The dust jacket of the book gives you a small idea of what to expect: a prone soldier in camouflage uniform is blazing away with a somewhat bizarely named GP ("General Purpose") machine gun; a cloud of smoke rises from an explosion in the distance: and a Chinook helicopter is lumbering away, doubtless removing one or more seriously injured casualities.
In some ways, this book is similar to others in the genre; eg, working class youth/young man joins up for adventure/escape unemployment/escape a life of crime, (or the consequences), etc. In common with other books (eg, "Hellfire" by Ed Macy (please see my other reviews)), it gives a brief account of the author's early life and career.
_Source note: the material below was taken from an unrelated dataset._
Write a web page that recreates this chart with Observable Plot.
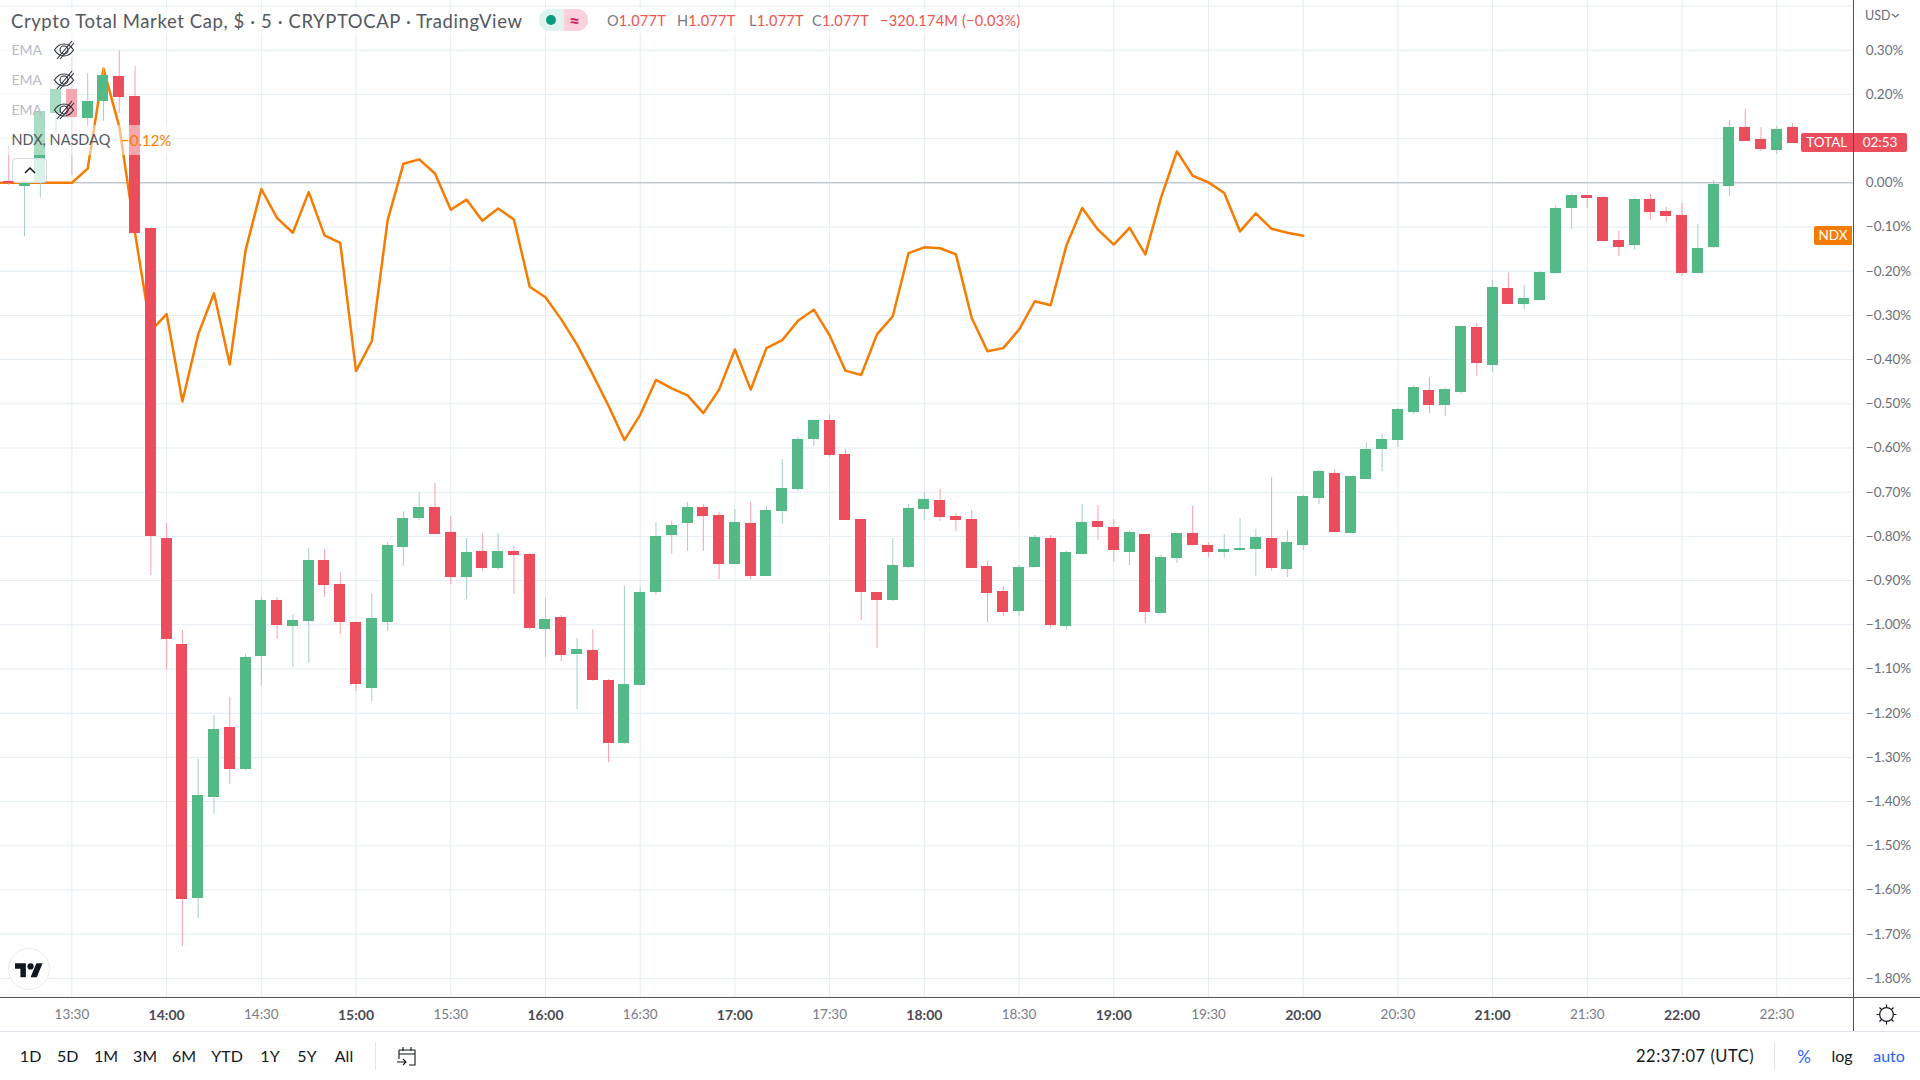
<!DOCTYPE html>
<html><head><meta charset="utf-8">
<script src="https://cdn.jsdelivr.net/npm/d3@7"></script>
<script src="https://cdn.jsdelivr.net/npm/@observablehq/plot@0.6"></script>
<style>
html,body{margin:0;padding:0;background:#fff;overflow:hidden}
#page{position:relative;width:1920px;height:1080px;font-family:Lato,"Noto Sans",sans-serif;overflow:hidden;background:#fff}
#chart{position:absolute;left:0;top:0}
#chart svg{display:block}
.a{position:absolute;white-space:nowrap}
.t{line-height:1;transform:translateY(-50%)}
.tb{font-size:16px;color:#131722;transform:translate(-50%,-50%);line-height:1}
</style></head><body>
<div id="page"><div id="chart"></div><div id="chrome"></div></div>
<script>
const opens = [
 .002,-.008,-.002,.157,.210,.146,.184,.240,.195,-.103,
 -.804,-1.044,-1.620,-1.391,-1.232,-1.327,-1.072,-.945,-1.003,-.993,-.855,-.909,
 -.995,-1.144,-.995,-.825,-.760,-.735,-.791,-.893,-.834,-.873,-.834,-.841,
 -1.011,-.983,-1.067,-1.058,-1.126,-1.269,-1.137,-.927,-.798,-.771,-.735,-.753,
 -.864,-.771,-.891,-.744,-.694,-.581,-.538,-.615,-.762,-.927,-.945,-.870,
 -.739,-.719,-.755,-.762,-.868,-.925,-.970,-.870,-.805,-1.004,-.841,-.766,
 -.780,-.836,-.796,-.974,-.850,-.793,-.821,-.836,-.832,-.830,-.805,-.875,
 -.821,-.714,-.658,-.793,-.671,-.603,-.583,-.520,-.470,-.504,-.474,-.327,
 -.413,-.239,-.275,-.266,-.205,-.058,-.029,-.033,-.131,-.142,-.038,-.065,
 -.074,-.205,-.146,-.008,.125,.098,.073,.125];
const closes = [
 -.002,-.002,.161,.210,.148,.184,.243,.193,-.114,-.800,
 -1.033,-1.622,-1.386,-1.237,-1.327,-1.074,-.945,-1.001,-.990,-.855,-.911,-.995,
 -1.135,-.986,-.821,-.760,-.735,-.796,-.893,-.836,-.873,-.834,-.843,-1.008,
 -.988,-1.069,-1.056,-1.126,-1.269,-1.135,-.927,-.800,-.775,-.735,-.755,-.864,
 -.769,-.891,-.741,-.692,-.581,-.538,-.617,-.764,-.927,-.945,-.866,-.737,
 -.717,-.757,-.764,-.873,-.929,-.972,-.870,-.802,-1.002,-.836,-.769,-.780,
 -.832,-.791,-.972,-.848,-.793,-.821,-.836,-.830,-.827,-.802,-.873,-.814,
 -.710,-.653,-.791,-.665,-.603,-.581,-.513,-.463,-.504,-.468,-.325,-.409,
 -.237,-.275,-.262,-.203,-.058,-.029,-.036,-.133,-.146,-.038,-.067,-.076,
 -.205,-.149,-.004,.125,.093,.075,.121,.089];
const highs = [
 .082,-.002,.161,.220,.283,.247,.259,.299,.263,-.102,
 -.771,-1.013,-1.304,-1.205,-1.164,-1.067,-.938,-.938,-.977,-.827,-.830,-.882,
 -.993,-.931,-.814,-.744,-.701,-.680,-.755,-.805,-.793,-.793,-.823,-.839,
 -.940,-.979,-1.031,-1.011,-1.124,-.913,-.916,-.769,-.766,-.723,-.728,-.746,
 -.739,-.723,-.732,-.626,-.576,-.538,-.524,-.603,-.762,-.927,-.805,-.728,
 -.701,-.694,-.748,-.741,-.857,-.913,-.866,-.798,-.798,-.834,-.728,-.730,
 -.762,-.787,-.796,-.843,-.793,-.732,-.814,-.796,-.760,-.784,-.667,-.787,
 -.707,-.651,-.649,-.665,-.588,-.569,-.511,-.459,-.441,-.465,-.325,-.318,
 -.221,-.205,-.232,-.201,-.051,-.026,-.029,-.031,-.110,-.036,-.026,-.056,
 -.047,-.094,.005,.141,.166,.125,.127,.134];
const lows = [
 -.006,-.123,-.035,.112,.017,.125,.139,.157,-.114,-.888,
 -1.102,-1.727,-1.664,-1.428,-1.361,-1.330,-1.138,-1.033,-1.097,-1.087,-.938,-1.022,
 -1.151,-1.174,-1.015,-.868,-.764,-.796,-.909,-.943,-.879,-.877,-.931,-1.013,
 -1.074,-1.083,-1.192,-1.128,-1.312,-1.271,-1.137,-.934,-.841,-.834,-.834,-.898,
 -.864,-.898,-.891,-.773,-.698,-.597,-.621,-.764,-.990,-1.054,-.947,-.873,
 -.764,-.766,-.789,-.873,-.995,-.981,-.981,-.870,-1.008,-1.011,-.841,-.809,
 -.859,-.866,-.997,-.974,-.861,-.821,-.848,-.850,-.834,-.891,-.879,-.893,
 -.832,-.728,-.791,-.793,-.671,-.653,-.599,-.524,-.522,-.529,-.479,-.438,
 -.429,-.275,-.287,-.266,-.205,-.106,-.058,-.133,-.167,-.153,-.085,-.090,
 -.212,-.205,-.149,-.031,.093,.071,.064,.089];
const ndx = [
 0,0,0,0,0,0,.032,.258,.127,-.114,-.335,
 -.297,-.495,-.343,-.250,-.411,-.153,-.014,-.080,-.113,-.021,-.119,-.136,
 -.426,-.358,-.085,.043,.053,.021,-.061,-.038,-.086,-.058,-.083,-.235,
 -.259,-.309,-.366,-.434,-.505,-.582,-.525,-.446,-.465,-.481,-.521,-.468,
 -.377,-.468,-.374,-.356,-.312,-.287,-.345,-.425,-.435,-.343,-.302,-.159,
 -.146,-.148,-.162,-.306,-.381,-.374,-.332,-.268,-.277,-.142,-.057,-.106,
 -.140,-.102,-.162,-.033,.071,.016,.001,-.023,-.110,-.069,-.104,-.113,-.120];
const yTicks = [.4,.3,.2,.1,0,-.1,-.2,-.3,-.4,-.5,-.6,-.7,-.8,-.9,-1,-1.1,-1.2,-1.3,-1.4,-1.5,-1.6,-1.7,-1.8];
const yLabels = [.3,.2,0,-.1,-.2,-.3,-.4,-.5,-.6,-.7,-.8,-.9,-1,-1.1,-1.2,-1.3,-1.4,-1.5,-1.6,-1.7,-1.8];
const hourLabels = ["14:00","15:00","16:00","17:00","18:00","19:00","20:00","21:00","22:00"];
const halfLabels = ["13:30","14:30","15:30","16:30","17:30","18:30","19:30","20:30","21:30","22:30"];

const at = s => { const [h,m] = s.split(":").map(Number); return new Date(Date.UTC(2021,5,1,h,m)); };
const MIN = 60000, first = +at("13:10"), ndxFirst = +at("13:05");
const bars = opens.map((o,i) => ({t:new Date(first+i*5*MIN), open:o, close:closes[i], high:highs[i], low:lows[i]}));
const ndxRows = ndx.map((v,i) => ({t:new Date(ndxFirst+i*5*MIN), v}));
const up = bars.filter(d => d.close >= d.open), down = bars.filter(d => d.close < d.open);
const hourT = hourLabels.map(at), halfT = halfLabels.map(at), allT = [...hourT,...halfT];
const fmtY = v => (v<0?"\u2212":"") + Math.abs(v).toFixed(2) + "%";
const fmtX = d => d3.utcFormat("%H:%M")(d);
const GREEN="#53b987", RED="#eb4d5c", GW="#a3cfca", RW="#f8a1ad", GRID="#e3ecf2";
const FONT='Lato,"Noto Sans",sans-serif';
const body = (data,fill) => Plot.rect(data,{x1:d=>new Date(+d.t-2.5*MIN),x2:d=>new Date(+d.t+2.5*MIN),y1:"open",y2:"close",insetLeft:2.4,insetRight:2.4,fill,shapeRendering:"crispEdges"});
const plot = Plot.plot({
  width:1920,height:1032,marginLeft:0,marginRight:66.7,marginTop:0,marginBottom:34.7,
  style:{background:"#fff",fontFamily:FONT},
  x:{type:"utc",domain:[new Date(Date.UTC(2021,5,1,13,7,23)),new Date(Date.UTC(2021,5,1,22,54,24))]},
  y:{domain:[-1.8439,.41244]},
  marks:[
    Plot.gridY(yTicks,{stroke:GRID,strokeOpacity:1,strokeWidth:1}),
    Plot.gridX(allT,{stroke:GRID,strokeOpacity:1,strokeWidth:1}),
    Plot.ruleY([0],{stroke:"#b2b5be",strokeWidth:1}),
    Plot.line(ndxRows,{x:"t",y:"v",stroke:"#f57c00",strokeWidth:2.5,curve:"linear",clip:true}),
    Plot.ruleX(up,{x:"t",y1:"low",y2:"high",stroke:GW,strokeWidth:1}),
    Plot.ruleX(down,{x:"t",y1:"low",y2:"high",stroke:RW,strokeWidth:1}),
    body(up,GREEN), body(down,RED),
    Plot.axisY(yLabels,{anchor:"right",tickSize:0,tickPadding:12,textAnchor:"start",tickFormat:fmtY,fontSize:13.5,fill:"#6a6d78",label:null}),
    Plot.axisX(halfT,{anchor:"bottom",tickSize:0,tickPadding:12,tickFormat:fmtX,fontSize:13.5,fill:"#787b86",label:null}),
    Plot.axisX(hourT,{anchor:"bottom",tickSize:0,tickPadding:12,tickFormat:fmtX,fontSize:14,fontWeight:700,fill:"#4a4c55",label:null})
  ]
});
document.getElementById("chart").append(plot);

const eye = y => `<svg class="a" style="left:53px;top:${y-11}px" width="22" height="22" viewBox="0 0 22 22" fill="none" stroke="#2a2e39" stroke-width="1.1"><path d="M1.5 11C4 7 7 5 11 5s7 2 9.5 6C18 15 15 17 11 17S4 15 1.5 11z"/><circle cx="11" cy="11" r="4"/><path d="M4 20L19 2M7 20L21 4"/></svg>`;
const rowBg = (x,y,w,h,a=.5) => `<div class="a" style="left:${x}px;top:${y}px;width:${w}px;height:${h}px;background:rgba(255,255,255,${a})"></div>`;
const txt = (x,y,s,style="") => `<div class="a t" style="left:${x}px;top:${y}px;${style}">${s}</div>`;
const tb = (x,s,style="") => `<div class="a tb" style="left:${x}px;top:1056px;${style}">${s}</div>`;
const box = (x,y,w,h,c) => `<div class="a" style="left:${x}px;top:${y}px;width:${w}px;height:${h}px;background:${c}"></div>`;
const lab = (x,y,w,h,c,s,r) => `<div class="a" style="left:${x}px;top:${y}px;width:${w}px;height:${h}px;background:${c};color:#fff;font-size:13.5px;line-height:${h}px;text-align:center;border-radius:${r}">${s}</div>`;
const ohlc = "font-size:14.5px;color:#ef5350;letter-spacing:.25px";
const olab = s => `<span style="color:#787b86">${s}</span>`;
document.getElementById("chrome").innerHTML = [
  rowBg(0,8,1030,26), rowBg(0,35,78,90), rowBg(0,125,178,30),
  box(0,997,1920,1,"#50535e"), box(1853,0,1,1031,"#50535e"), box(0,1031,1920,1,"#e0e3eb"),
  txt(11,21,"Crypto Total Market Cap, $ \u00b7 5 \u00b7 CRYPTOCAP \u00b7 TradingView","font-size:18.5px;letter-spacing:.6px;color:#555760"),
  `<div class="a" style="left:539px;top:9px;width:25px;height:22px;background:#dff3ef;border-radius:11px 0 0 11px"></div>`,
  `<div class="a" style="left:564px;top:9px;width:24px;height:22px;background:#fbd0dd;border-radius:0 11px 11px 0"></div>`,
  `<div class="a" style="left:546px;top:15px;width:10px;height:10px;background:#089981;border-radius:50%"></div>`,
  txt(569,20,"\u2248","font-size:19px;font-weight:700;color:#d81b60"),
  txt(607,21,olab("O")+"1.077T",ohlc), txt(677,21,olab("H")+"1.077T",ohlc), txt(749,21,olab("L")+"1.077T",ohlc), txt(812,21,olab("C")+"1.077T",ohlc),
  txt(880,21,"\u2212320.174M (\u22120.03%)",ohlc),
  ...[50,80,110].map(y=>txt(11.5,y,"EMA","font-size:14px;color:#b8bbc5")+eye(y)),
  txt(11.5,140,"NDX, NASDAQ","font-size:14.5px;color:#555760"),
  txt(121,140,"\u22120.12%","font-size:15px;color:#f57c00"),
  `<div class="a" style="left:12px;top:158px;width:35px;height:25px;box-sizing:border-box;border:1px solid #d6d8e0;border-radius:4px;background:rgba(255,255,255,.8)"><svg style="position:absolute;left:11px;top:7px" width="12" height="8" viewBox="0 0 12 8" fill="none" stroke="#131722" stroke-width="1.5"><path d="M1 7l5-5 5 5"/></svg></div>`,
  `<div class="a" style="left:8px;top:948px;width:42px;height:42px;box-sizing:border-box;border:1px solid #ececec;border-radius:50%;background:#fff"></div>`,
  `<svg class="a" style="left:15px;top:961px" width="28" height="17" viewBox="0 0 36 20"><path fill="#131722" d="M14 20H7V9H0V2h14v18zM28 20h-8l7.5-18h8L28 20z"/><circle cx="20" cy="6" r="4" fill="#131722"/></svg>`,
  txt(1865,16,"USD","font-size:12.5px;color:#6a6d78"),
  `<svg class="a" style="left:1891px;top:13px" width="9" height="6" viewBox="0 0 9 6" fill="none" stroke="#6a6d78" stroke-width="1.2"><path d="M1 1l3.5 3L8 1"/></svg>`,
  lab(1801,133,51.5,19,RED,"TOTAL","2px 0 0 2px"),
  lab(1853.5,133,53,19,RED,"02:53","0 2px 2px 0"),
  lab(1814,226,38,19,"#f57c00","NDX","2px 0 0 2px"),
  `<svg class="a" style="left:1875px;top:1003px" width="23" height="23" viewBox="0 0 23 23" fill="none" stroke="#131722" stroke-width="1.2"><circle cx="11.5" cy="11.5" r="6.8"/><path d="M11.5 1.5v3M11.5 18.5v3M1.5 11.5h3M18.5 11.5h3M4.5 4.5l2 2M16.5 16.5l2 2M4.5 18.5l2-2M16.5 6.5l2-2"/></svg>`,
  tb(30.6,"1D"),tb(67.8,"5D"),tb(106,"1M"),tb(145,"3M"),tb(184,"6M"),tb(227,"YTD"),tb(270,"1Y"),tb(307,"5Y"),tb(344,"All"),
  box(375,1042,1,28,"#e0e3eb"),
  `<svg class="a" style="left:396px;top:1045px" width="22" height="22" viewBox="0 0 22 22" fill="none" stroke="#131722" stroke-width="1.1"><path d="M3 5h16v15h-6M3 5v9M3 9h16M7 2v4M15 2v4M1 17h9M7 14l3 3-3 3"/></svg>`,
  txt(1636,1056,"22:37:07 (UTC)","font-size:16.5px;letter-spacing:.5px;color:#131722"),
  box(1774,1042,1,28,"#e0e3eb"),
  tb(1804,"%","font-size:17px;color:#2962ff"),
  tb(1842,"log","font-size:16px"),
  tb(1889,"auto","font-size:16px;color:#2962ff")
].join("");
</script></body></html>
Unlike some other war non fiction titles, the climactic action does not simply occupy a few pages; it starts at page 81, and reaches page 292 out of 301. However, there the resemblance ends, for this is a book which was not originally intended to make money for it's author or publishers. Rather, it was one soldier's private and personal attempt to cope, single handedly, with nightmarish, post traumatic stress consequent on deadly combat. Perhaps bizarely, in a 25 year military career spent in such places as Northern Ireland and Iraq, this was the first occasion when the author actually killed anyone in the course of his duties.
In its' bare essentials, Doug Beattie's book gives an account of a thirteen day period of action, during which he led a team of men, woefully inadequate in equipment and numbers, in their task of retaking the small Afghan town of Garmsir; a town which had been wrested from the contol of the Afghan National Police by Taliban insurgents.
Because the action is described first hand, by a British army captain who not only led his men, but killed his enemy hand to hand, at a distance with machine gun, rifle and grenades; and also vicariously, through directing mortar and bomb strikes, the reader is right there in the thick of the action. You can taste the dust, feel the heat and danger, and empathise with men who have to make split second decisions: keep firing at the enemy who are closing in on you, or stop firing, to call in desperately needed air support? As always, I am humbled by the bravery and professionalism of our armed forces under fire; amazed by their willingness to make do with less than adequate resources; and angered by the apparent glibness with which politicians commit our armed forces to danger far from home - sometimes on pretexts which are eminently reasonable to them, whilst remaining largely incomprehensible to the public at large. The book also disposes of the myth that all Afghan National Army/police personnel are lazy and/or treacherous; it gives full praise to men like Major Shahrukh of the Afghan National Police, who fought as bravely as any of the British, and who lost their lives just as tragically.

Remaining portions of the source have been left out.